Entre lo más interesante de The Father, filme de 2020 del francés Florian Zeller, encontramos el dueto actoral del veterano Anthony Hopkins y Olivia Colman, sobre cuyos personajes se sostiene el filme basado en una obra teatral del propio Zeller.
No hay dudas de que Hopkins, ya entrado en su octava década, es uno de los mejores actores vivos, lo demuestra con solo ponerse frente a cámara, y ha venido, además, dejando papeles estelares, referenciales, a lo largo de su carrera (Florian escribió el personaje para él y no desistió hasta convencerlo de protagonizar a este anciano acosado por el Alzheimer).
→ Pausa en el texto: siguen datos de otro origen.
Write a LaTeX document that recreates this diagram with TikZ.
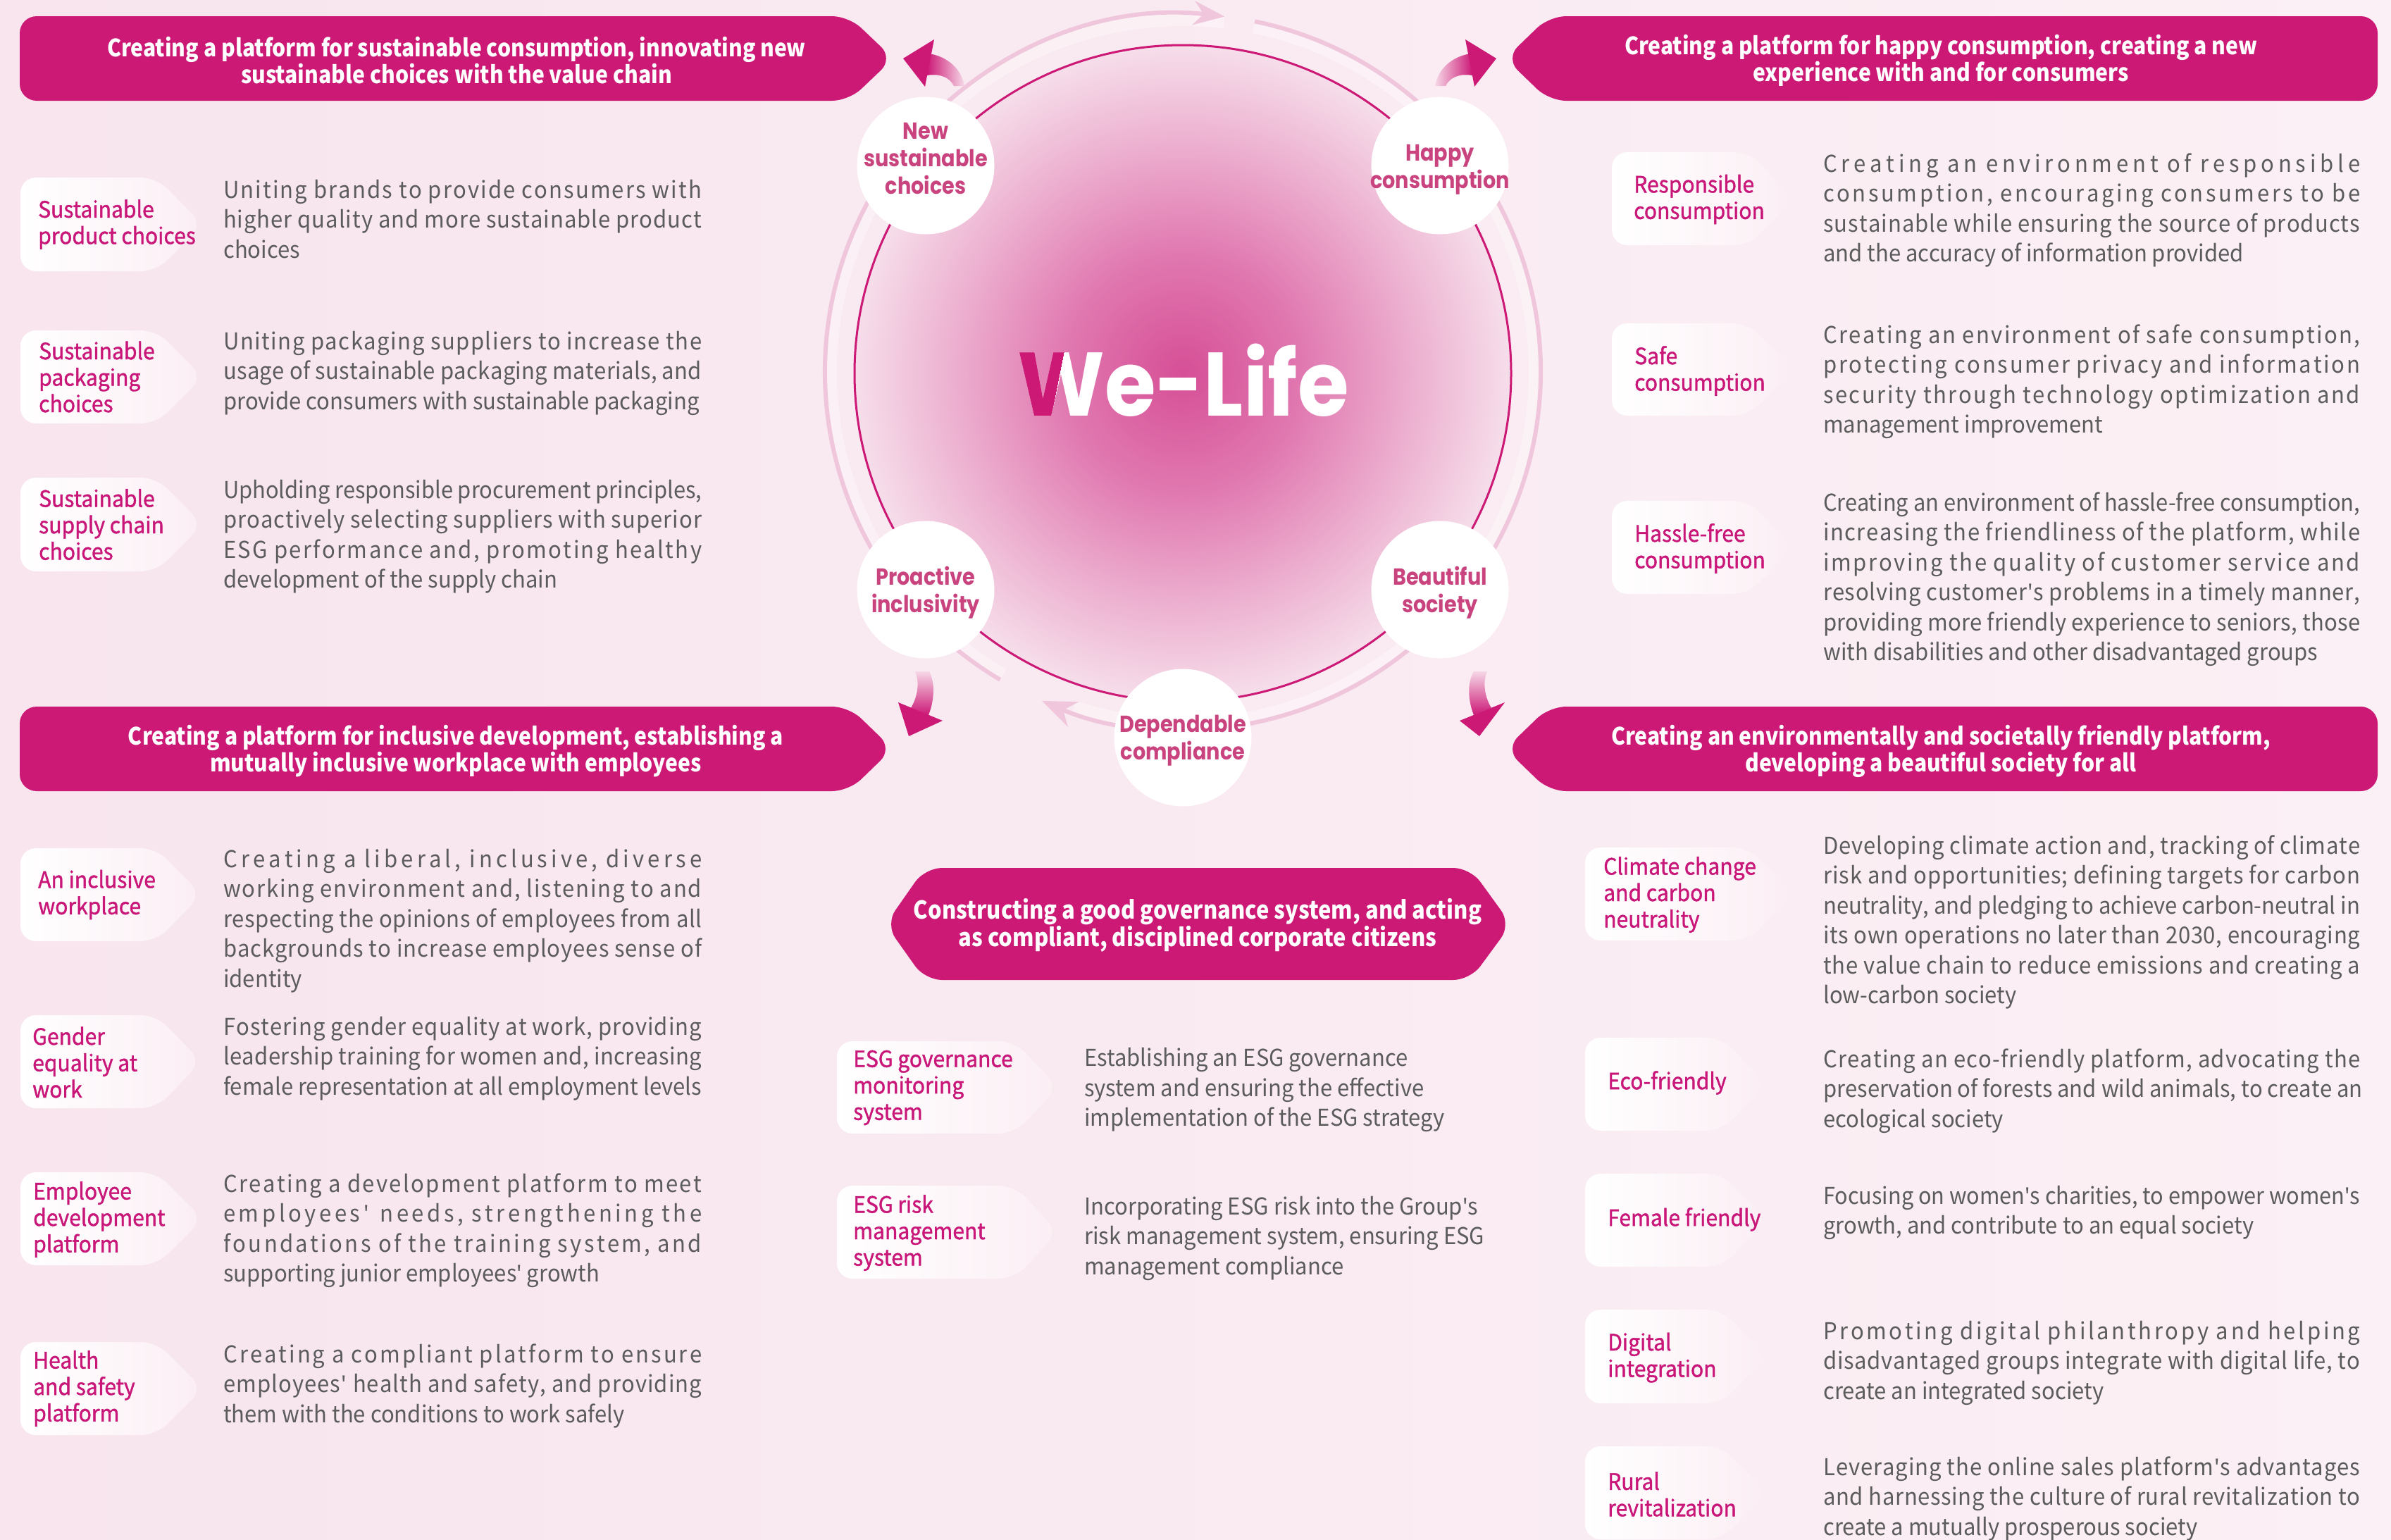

Y que Olivia Colman es una de las mejores actrices inglesas (baste solo recordar su actuación en The Favourite, de Giorgos Lanthimos, y en la más reciente temporada de la serie de Netflix The Crown). Y además, la realización, la dirección de arte y la historia en sí –con un guion escrito como si fuera un palimpsesto, que se arma y rearma en dependencia de los recuerdos y las lagunas del personaje en la piel de Hopkins– hacen de The Father más que un filme ingenioso y atractivo, también un espacio donde mirarnos e intentar comprender los laberintos de la mente, que son, bien lo sabemos, parte ineludible de los laberintos de la vida.